C’est tout l’intérêt du « cas Wallström ». Sans se limiter à sa carrière personnelle, la ministre est fidèle à ce que le féminisme incarne depuis ses débuts : elle s’inscrit dans une lutte collective et globale qui remet en question les mécanismes de la subordination des femmes12 – parmi lesquels, on le sait, la militarisation joue un rôle important, y compris en temps de paix. Être féministe, nous rappelle Margot Wallström, c’est aspirer à un vrai changement de société. Et il revient à chacun·e d’entre nous de faire pression sans relâche13, sur nos élu·e·s notamment, pour que les droits des femmes soient réellement pris en compte dans la politique française, européenne et internationale, au-delà des jolis discours.

(Liens valides au 31 août 2015.)

  1. Pour des éléments biographiques, voir l’article que lui consacre Wikipédia ou ce portrait (en français).

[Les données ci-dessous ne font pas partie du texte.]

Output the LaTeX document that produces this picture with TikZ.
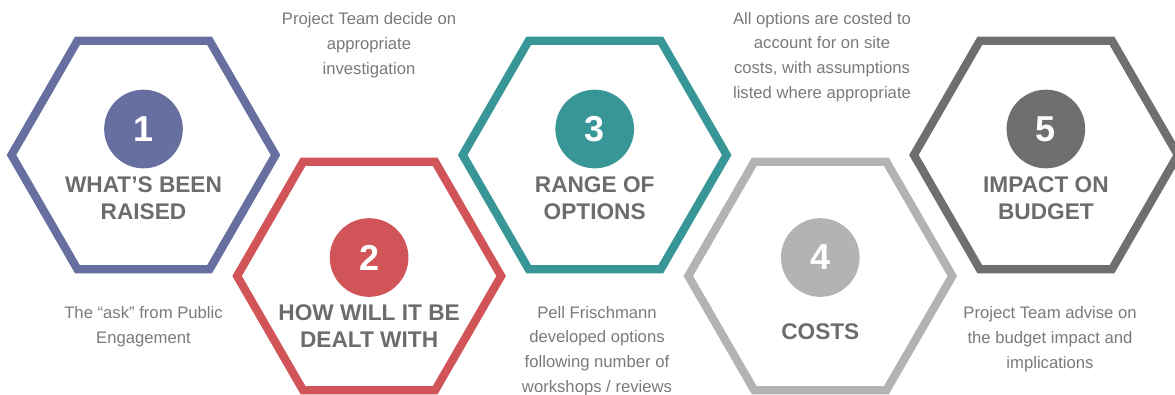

  2. Voir par exemple son discours (en anglais) devant le Haut-Commissariat des Nations unies aux droits de l’homme.
  3. Notamment ceux qui portent sur les ventes d’armes, comme le souligne cet article.
  4. Dont les fameux « huit critères » de la position commune de l’Union, détaillés ici.
  5. Voir par exemple cet article ou cet autre.
  6. L’expression figure dans un article enthousiaste que Le Figaro consacre à la question.
  7. Pour plus de 5,5 milliards d’euros en 2014, comme rappelé ici.
  8. Voir l’article de la note 6.
  9. Un florilège de citations extraites de l’introduction rédigée par le ministre pour le Rapport au Parlement sur les exportations d’armement pour 2014 est proposé ici.
  10. Voir par exemple cet article, celui-ci ou cet autre.
  11. Une femme, on s’en souvient certainement, a par exemple été ministre de la Défense en France : Michèle Alliot-Marie. L’appréciation que porte sur elle et sur sa carrière son propre compagnon (par ailleurs député français) mérite d’être citée un peu longuement : « Les femmes doivent accepter la dureté. Si elles veulent affronter le milieu politique, elles ne peuvent pas demander que les règles changent. Elles le veulent, elles l’affrontent… Voilà pourquoi Michèle n’a jamais eu de problème. Elle se défend comme un mec, elle ne pleurniche pas. » (dans Bérengère Bonte, Hommes de…, Éditions du Moment ; cité dans Le Canard enchaîné du 15 juillet 2015, p. 6).
  12. Comme le rappellent opportunément par exemple cet article ou les propres déclarations de Wallström.
  13. Le travail doit être tenace, coordonné et collectif pour avoir quelque chance d’aboutir. Les réflexions stimulantes de Cynthia Enloe dans son dernier ouvrage (Seriously! Investigating Crashes and Crises as if Women Mattered, University of California Press) sur cet aspect des luttes féministes ont été une inspiration précieuse pour cette rubrique.